**Work required:** Each line of the material must be repeated precisely, with the pictures left out.

**Data segment:**
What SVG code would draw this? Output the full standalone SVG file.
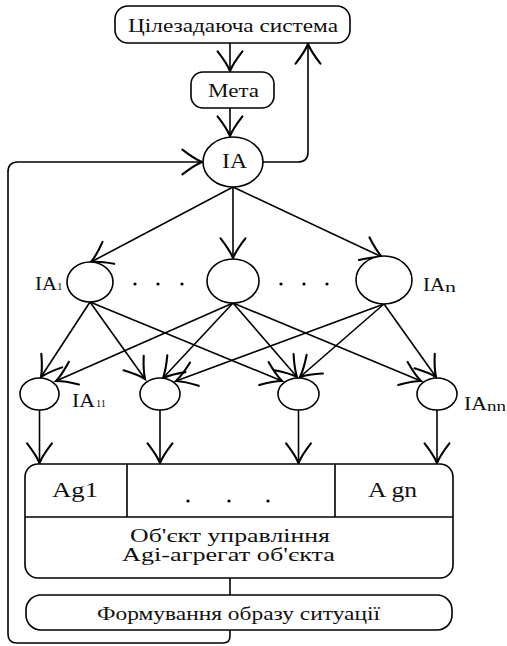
<svg xmlns="http://www.w3.org/2000/svg" width="507" height="646" viewBox="0 0 507 646">
  <style>
    .shape { fill: #fff; stroke: #000; stroke-width: 1.6; }
    .line { fill: none; stroke: #000; stroke-width: 1.6; }
    .arrow { fill: none; stroke: #000; stroke-width: 1.6; marker-end: url(#tip); }
    text { font-family: "Liberation Serif", "Times New Roman", serif; fill: #111; }
    .t18 { font-size: 18px; }
    .t20 { font-size: 20px; }
    .sub { font-size: 11px; }
    .dot { fill: #000; }
  </style>
  <defs>
    <!-- open arrowhead with flared barbs -->
    <marker id="tip" markerUnits="userSpaceOnUse" markerWidth="34" markerHeight="34" viewBox="-17 -13 19 26" refX="0" refY="0" orient="auto" overflow="visible">
      <path d="M-15,-9.5 Q-6,-2.5 0,0 Q-6,2.5 -15,9.5" fill="none" stroke="#000" stroke-width="1.6" stroke-linecap="round"/>
    </marker>
  </defs>

  <!-- connectors -->
  <g id="connectors">
    <!-- goal chain -->
    <path class="arrow" d="M230,43 V71"/>
    <path class="arrow" d="M230,108 V136"/>
    <path class="arrow" d="M263,162 H298 Q308,162 308,152 V44"/>
    <!-- feedback loop -->
    <path class="arrow" d="M230,630 V636 Q230,643 223,643 H17 Q8,643 8,634 V172 Q8,162 18,162 H202"/>
    <!-- IA to first level -->
    <path class="arrow" d="M233,187 L91,262"/>
    <path class="arrow" d="M233,187 V258"/>
    <path class="arrow" d="M233,187 L382,257"/>
    <!-- first level to second level -->
    <path class="arrow" d="M90,302 L41,377"/>
    <path class="arrow" d="M90,302 L145,379"/>
    <path class="arrow" d="M90,302 L282,381"/>
    <path class="arrow" d="M233,303 L56,381"/>
    <path class="arrow" d="M233,303 L163,378"/>
    <path class="arrow" d="M233,303 L297,377"/>
    <path class="arrow" d="M233,303 L421,381"/>
    <path class="arrow" d="M384,304 L176,381"/>
    <path class="arrow" d="M384,304 L300,377"/>
    <path class="arrow" d="M384,304 L436,377"/>
    <!-- second level to aggregates -->
    <path class="arrow" d="M39.5,410 V463"/>
    <path class="arrow" d="M160,410 V463"/>
    <path class="arrow" d="M298.5,410 V463"/>
    <path class="arrow" d="M437,410 V463"/>
    <!-- object to situation image -->
    <path class="line" d="M230,578 V595"/>
  </g>

  <g id="goal-system">
    <rect class="shape" x="115" y="6" width="235" height="37" rx="13"/>
    <text class="t18" x="128" y="32" textLength="210" lengthAdjust="spacingAndGlyphs">Цілезадаюча система</text>
  </g>

  <g id="goal">
    <rect class="shape" x="191" y="72" width="83" height="36" rx="12"/>
    <text class="t18" x="208" y="97" textLength="51" lengthAdjust="spacingAndGlyphs">Мета</text>
  </g>

  <g id="ia">
    <ellipse class="shape" cx="233" cy="162" rx="30" ry="25"/>
    <text class="t20" x="222" y="168" textLength="25" lengthAdjust="spacingAndGlyphs">IA</text>
  </g>

  <g id="ia-1">
    <ellipse class="shape" cx="90" cy="282" rx="23" ry="20"/>
    <text class="t18" x="35" y="290" textLength="22" lengthAdjust="spacingAndGlyphs">IA</text>
    <text class="sub" x="57" y="290">1</text>
  </g>

  <g id="ia-mid">
    <ellipse class="shape" cx="233" cy="281" rx="26" ry="22"/>
  </g>

  <g id="ia-n">
    <ellipse class="shape" cx="384" cy="280" rx="28" ry="24"/>
    <text class="t18" x="423" y="291" textLength="22" lengthAdjust="spacingAndGlyphs">IA</text>
    <text x="445" y="292" font-size="15" textLength="11" lengthAdjust="spacingAndGlyphs">n</text>
  </g>

  <g id="level1-dots">
    <circle class="dot" cx="135" cy="284" r="1.6"/>
    <circle class="dot" cx="158" cy="284" r="1.6"/>
    <circle class="dot" cx="182" cy="284" r="1.6"/>
    <circle class="dot" cx="281" cy="284" r="1.6"/>
    <circle class="dot" cx="304" cy="284" r="1.6"/>
    <circle class="dot" cx="327" cy="284" r="1.6"/>
  </g>

  <g id="ia-11">
    <ellipse class="shape" cx="39.5" cy="394" rx="19.5" ry="16"/>
    <text class="t18" x="72" y="407" textLength="23" lengthAdjust="spacingAndGlyphs">IA</text>
    <text class="sub" x="96" y="407" textLength="10" lengthAdjust="spacingAndGlyphs">11</text>
  </g>

  <g id="ia-12">
    <ellipse class="shape" cx="160" cy="394" rx="20" ry="16"/>
  </g>

  <g id="ia-13">
    <ellipse class="shape" cx="298.5" cy="394" rx="20.5" ry="16"/>
  </g>

  <g id="ia-nn">
    <ellipse class="shape" cx="437" cy="394" rx="20" ry="16"/>
    <text class="t18" x="464" y="410" textLength="23" lengthAdjust="spacingAndGlyphs">IA</text>
    <text x="487" y="411" font-size="14" textLength="19" lengthAdjust="spacingAndGlyphs">nn</text>
  </g>

  <g id="control-object">
    <rect class="shape" x="25" y="464" width="428" height="114" rx="13"/>
    <path class="line" d="M25,517 H453 M127,464 V517 M335,464 V517"/>
    <text class="t20" x="52" y="497" textLength="46" lengthAdjust="spacingAndGlyphs">Ag1</text>
    <circle class="dot" cx="188" cy="501" r="1.6"/>
    <circle class="dot" cx="229" cy="501" r="1.6"/>
    <circle class="dot" cx="268" cy="501" r="1.6"/>
    <text class="t20" x="368" y="497" textLength="49" lengthAdjust="spacingAndGlyphs">A gn</text>
    <text class="t18" x="130" y="542" textLength="200" lengthAdjust="spacingAndGlyphs">Об'єкт управління</text>
    <text class="t18" x="122" y="561" textLength="213" lengthAdjust="spacingAndGlyphs">Agi-агрегат об'єкта</text>
  </g>

  <g id="situation-image">
    <rect class="shape" x="26" y="595" width="426" height="35" rx="15"/>
    <text class="t18" x="97" y="620" textLength="283" lengthAdjust="spacingAndGlyphs">Формування образу ситуації</text>
  </g>
</svg>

**Exercise solution:**
What SVG code would draw this? Output the full standalone SVG file.
<svg xmlns="http://www.w3.org/2000/svg" width="507" height="646" viewBox="0 0 507 646">
  <style>
    .shape { fill: #fff; stroke: #000; stroke-width: 1.6; }
    .line { fill: none; stroke: #000; stroke-width: 1.6; }
    .arrow { fill: none; stroke: #000; stroke-width: 1.6; marker-end: url(#tip); }
    text { font-family: "Liberation Serif", "Times New Roman", serif; fill: #111; }
    .t18 { font-size: 18px; }
    .t20 { font-size: 20px; }
    .sub { font-size: 11px; }
    .dot { fill: #000; }
  </style>
  <defs>
    <!-- open arrowhead with flared barbs -->
    <marker id="tip" markerUnits="userSpaceOnUse" markerWidth="34" markerHeight="34" viewBox="-17 -13 19 26" refX="0" refY="0" orient="auto" overflow="visible">
      <path d="M-15,-9.5 Q-6,-2.5 0,0 Q-6,2.5 -15,9.5" fill="none" stroke="#000" stroke-width="1.6" stroke-linecap="round"/>
    </marker>
  </defs>

  <!-- connectors -->
  <g id="connectors">
    <!-- goal chain -->
    <path class="arrow" d="M230,43 V71"/>
    <path class="arrow" d="M230,108 V136"/>
    <path class="arrow" d="M263,162 H298 Q308,162 308,152 V44"/>
    <!-- feedback loop -->
    <path class="arrow" d="M230,630 V636 Q230,643 223,643 H17 Q8,643 8,634 V172 Q8,162 18,162 H202"/>
    <!-- IA to first level -->
    <path class="arrow" d="M233,187 L91,262"/>
    <path class="arrow" d="M233,187 V258"/>
    <path class="arrow" d="M233,187 L382,257"/>
    <!-- first level to second level -->
    <path class="arrow" d="M90,302 L41,377"/>
    <path class="arrow" d="M90,302 L145,379"/>
    <path class="arrow" d="M90,302 L282,381"/>
    <path class="arrow" d="M233,303 L56,381"/>
    <path class="arrow" d="M233,303 L163,378"/>
    <path class="arrow" d="M233,303 L297,377"/>
    <path class="arrow" d="M233,303 L421,381"/>
    <path class="arrow" d="M384,304 L176,381"/>
    <path class="arrow" d="M384,304 L300,377"/>
    <path class="arrow" d="M384,304 L436,377"/>
    <!-- second level to aggregates -->
    <path class="arrow" d="M39.5,410 V463"/>
    <path class="arrow" d="M160,410 V463"/>
    <path class="arrow" d="M298.5,410 V463"/>
    <path class="arrow" d="M437,410 V463"/>
    <!-- object to situation image -->
    <path class="line" d="M230,578 V595"/>
  </g>

  <g id="goal-system">
    <rect class="shape" x="115" y="6" width="235" height="37" rx="13"/>
    <text class="t18" x="128" y="32" textLength="210" lengthAdjust="spacingAndGlyphs">Цілезадаюча система</text>
  </g>

  <g id="goal">
    <rect class="shape" x="191" y="72" width="83" height="36" rx="12"/>
    <text class="t18" x="208" y="97" textLength="51" lengthAdjust="spacingAndGlyphs">Мета</text>
  </g>

  <g id="ia">
    <ellipse class="shape" cx="233" cy="162" rx="30" ry="25"/>
    <text class="t20" x="222" y="168" textLength="25" lengthAdjust="spacingAndGlyphs">IA</text>
  </g>

  <g id="ia-1">
    <ellipse class="shape" cx="90" cy="282" rx="23" ry="20"/>
    <text class="t18" x="35" y="290" textLength="22" lengthAdjust="spacingAndGlyphs">IA</text>
    <text class="sub" x="57" y="290">1</text>
  </g>

  <g id="ia-mid">
    <ellipse class="shape" cx="233" cy="281" rx="26" ry="22"/>
  </g>

  <g id="ia-n">
    <ellipse class="shape" cx="384" cy="280" rx="28" ry="24"/>
    <text class="t18" x="423" y="291" textLength="22" lengthAdjust="spacingAndGlyphs">IA</text>
    <text x="445" y="292" font-size="15" textLength="11" lengthAdjust="spacingAndGlyphs">n</text>
  </g>

  <g id="level1-dots">
    <circle class="dot" cx="135" cy="284" r="1.6"/>
    <circle class="dot" cx="158" cy="284" r="1.6"/>
    <circle class="dot" cx="182" cy="284" r="1.6"/>
    <circle class="dot" cx="281" cy="284" r="1.6"/>
    <circle class="dot" cx="304" cy="284" r="1.6"/>
    <circle class="dot" cx="327" cy="284" r="1.6"/>
  </g>

  <g id="ia-11">
    <ellipse class="shape" cx="39.5" cy="394" rx="19.5" ry="16"/>
    <text class="t18" x="72" y="407" textLength="23" lengthAdjust="spacingAndGlyphs">IA</text>
    <text class="sub" x="96" y="407" textLength="10" lengthAdjust="spacingAndGlyphs">11</text>
  </g>

  <g id="ia-12">
    <ellipse class="shape" cx="160" cy="394" rx="20" ry="16"/>
  </g>

  <g id="ia-13">
    <ellipse class="shape" cx="298.5" cy="394" rx="20.5" ry="16"/>
  </g>

  <g id="ia-nn">
    <ellipse class="shape" cx="437" cy="394" rx="20" ry="16"/>
    <text class="t18" x="464" y="410" textLength="23" lengthAdjust="spacingAndGlyphs">IA</text>
    <text x="487" y="411" font-size="14" textLength="19" lengthAdjust="spacingAndGlyphs">nn</text>
  </g>

  <g id="control-object">
    <rect class="shape" x="25" y="464" width="428" height="114" rx="13"/>
    <path class="line" d="M25,517 H453 M127,464 V517 M335,464 V517"/>
    <text class="t20" x="52" y="497" textLength="46" lengthAdjust="spacingAndGlyphs">Ag1</text>
    <circle class="dot" cx="188" cy="501" r="1.6"/>
    <circle class="dot" cx="229" cy="501" r="1.6"/>
    <circle class="dot" cx="268" cy="501" r="1.6"/>
    <text class="t20" x="368" y="497" textLength="49" lengthAdjust="spacingAndGlyphs">A gn</text>
    <text class="t18" x="130" y="542" textLength="200" lengthAdjust="spacingAndGlyphs">Об'єкт управління</text>
    <text class="t18" x="122" y="561" textLength="213" lengthAdjust="spacingAndGlyphs">Agi-агрегат об'єкта</text>
  </g>

  <g id="situation-image">
    <rect class="shape" x="26" y="595" width="426" height="35" rx="15"/>
    <text class="t18" x="97" y="620" textLength="283" lengthAdjust="spacingAndGlyphs">Формування образу ситуації</text>
  </g>
</svg>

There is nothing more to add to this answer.